A DS01 costs £10 when completed offline and £8 when completed online. Do not send a cheque or pay the fee from the account of the company applying to be struck off, the check needs to come from a third party. There are also a number of other costs associated with striking off. As you remain in control of the process, you have to meet all the administrative requirements yourself. You also have to make staff redundant and pay any entitlements they are due, as well as settling debts owed to creditors and HMRC. These all have to be factored into the overall cost.
Where do I send the form and cheque to?
If you’ve opted for the offline version a cheque and the completed form DS01 should be sent to
- Companies House, Crown Way, Cardiff CF14 3UZ – for English and Welsh companies
- Companies House 4th Floor Edinburgh Quay 2, 139 Fountainbridge, Edinburgh EH3 9FF – for Scottish companies
- Companies House 2nd Floor The Linenhall, 32-38 Linenhall Street, Belfast BT2 8BG – for Northern Ireland companie
Can you strike off a company with debts?
Companies must be solvent in order to be struck off. If the company does have outstanding debts, they must be repaid in full before the company can be struck off. If the company is currently undergoing an insolvency procedure such as a Company Voluntary Arrangement or has been threatened with legal action such as a winding up petition, it cannot be struck off.
If an application to strike a company off the Companies House Register is rejected due to its outstanding debts and the business cannot afford to repay those debts, it will be viewed as insolvent. In that case, a Creditors’ Voluntary Liquidation (CVL) is likely to be the best course of action.
Should your company has debts, new legislation came into force on the 12th May 2021, The Insolvency Service will be given powers to investigate directors of companies that have been dissolved, closing a legal loophole and acting as a strong deterrent against the misuse of the dissolution process.
If wrongdoing or malpractice is found, directors can face sanctions including a ban of up to 15 years.
Can a struck off company be reinstated to the register?
Usually it can, yes. However, having a company reinstated to the Companies House Register is not always a simple process and it may require a court order, depending on how it was struck off in the first place.

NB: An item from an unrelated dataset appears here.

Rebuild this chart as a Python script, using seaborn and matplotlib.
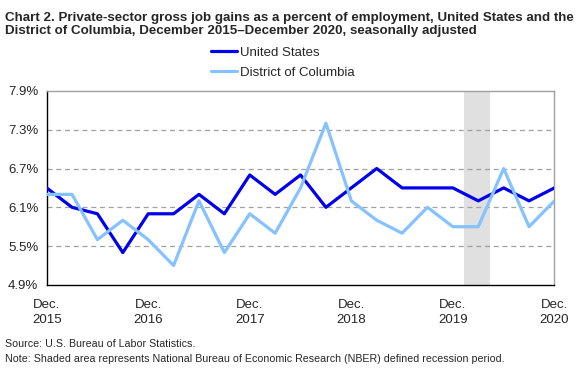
import numpy as np
import pandas as pd
import matplotlib
matplotlib.use("Agg")
import matplotlib.pyplot as plt
import seaborn as sns

# quarterly, Dec 2015 .. Dec 2020
quarters = list(range(21))
us_rate = [6.4, 6.1, 6.0, 5.4, 6.0, 6.0, 6.3, 6.0, 6.6, 6.3, 6.6,
           6.1, 6.4, 6.7, 6.4, 6.4, 6.4, 6.2, 6.4, 6.2, 6.4]
dc_rate = [6.3, 6.3, 5.6, 5.9, 5.6, 5.2, 6.2, 5.4, 6.0, 5.7, 6.4,
           7.4, 6.2, 5.9, 5.7, 6.1, 5.8, 5.8, 6.7, 5.8, 6.2]
tick_labels = ["Dec.\n2015", "Dec.\n2016", "Dec.\n2017", "Dec.\n2018", "Dec.\n2019", "Dec.\n2020"]
y_ticks = [4.9, 5.5, 6.1, 6.7, 7.3, 7.9]
recession = (16.45, 17.45)

df = pd.DataFrame({
    "q": quarters * 2,
    "rate": us_rate + dc_rate,
    "area": ["United States"] * 21 + ["District of Columbia"] * 21,
})

sns.set_style("white")
plt.rcParams["font.family"] = ["Liberation Sans", "DejaVu Sans"]

fig = plt.figure(figsize=(5.83, 3.71), dpi=100)
ax = fig.add_axes([0.080, 0.232, 0.871, 0.523])

ax.axvspan(recession[0], recession[1], color="#e0e0e0", lw=0, zorder=0)
for y in y_ticks[1:-1]:
    ax.axhline(y, color="#a0a0a0", lw=0.9, ls=(0, (4, 3)), zorder=1)

sns.lineplot(data=df, x="q", y="rate", hue="area",
             hue_order=["United States", "District of Columbia"],
             palette={"United States": "#0000ee", "District of Columbia": "#85c2ff"},
             linewidth=2.3, ax=ax, zorder=3)

ax.set_xlim(0, 20)
ax.set_ylim(4.9, 7.9)
ax.set_yticks(y_ticks)
ax.set_yticklabels([f"{v:.1f}%" for v in y_ticks], fontsize=9.5)
ax.set_xticks(quarters)
ax.set_xticklabels([tick_labels[i // 4] if i % 4 == 0 else "" for i in quarters],
                   fontsize=9.5, linespacing=1.35)
ax.tick_params(axis="both", direction="out", length=4, width=0.8, color="black", pad=2)
ax.tick_params(axis="x", pad=6)
ax.set_xlabel("")
ax.set_ylabel("")

for s in ["left", "bottom"]:
    ax.spines[s].set_color("black")
    ax.spines[s].set_linewidth(1.0)
for s in ["top", "right"]:
    ax.spines[s].set_color("#a0a0a0")
    ax.spines[s].set_linewidth(1.0)

ax.legend(loc="lower center", bbox_to_anchor=(0.465, 1.015), ncol=1, frameon=False,
          fontsize=9.5, handlelength=2.0, handletextpad=0.2, labelspacing=0.6,
          borderaxespad=0.3)

fig.text(0.009, 0.968,
         "Chart 2. Private-sector gross job gains as a percent of employment, United States and the\n"
         "District of Columbia, December 2015\u2013December 2020, seasonally adjusted",
         fontsize=9.6, fontweight="bold", va="top", ha="left", linespacing=1.15)

fig.text(0.009, 0.073, "Source: U.S. Bureau of Labor Statistics.", fontsize=7.7, va="center")
fig.text(0.009, 0.033,
         "Note: Shaded area represents National Bureau of Economic Research (NBER) defined recession period.",
         fontsize=7.7, va="center")

fig.savefig("out.png", dpi=100)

In the case of a voluntary strike off, court action will be required to reinstate the company. That will involve a long-winded process that typically costs £500 to £800 plus additional costs and takes around four months. The directors or shareholders might choose to reinstate the company to the register so they can:
- Recommence trading
- Realise an asset
- Pay a claim made against the business (e.g. for a personal injury)
- Complete a lease or property transaction
- Realise pension funds
If the company was forcibly removed from the register, you can apply for administrative restoration. The process can be completed by post and is reasonably simple. You must complete form RS01, make a payment of £100 and pay any other fees or payment penalties the company received. You can apply for administrative restoration if:
- You were a director or shareholder of the dissolved company
- The company was removed from the Companies House Register during the last six years
- The business was continuing to trade up until it was dissolv
Who can object to company dissolution, and under what circumstances?
Anyone connected to the business can object to its dissolution – this generally includes shareholders, creditors, and employees. A number of circumstances can lead to an objection, including:
- Failing to inform all the necessary parties that the business is being dissolved
- Directors falsely declaring solvency, whether deliberately, or as the result of accounting inaccuracies
- An employee wishing to take legal action against the company, or a creditor beginning legal action to wind up the company
- It is suspected that directors have committed fraud, or traded unlawfully
- A part of the closure process has not been followed – this could include failing to cease trade, or changing the company name during the three months prior to the application.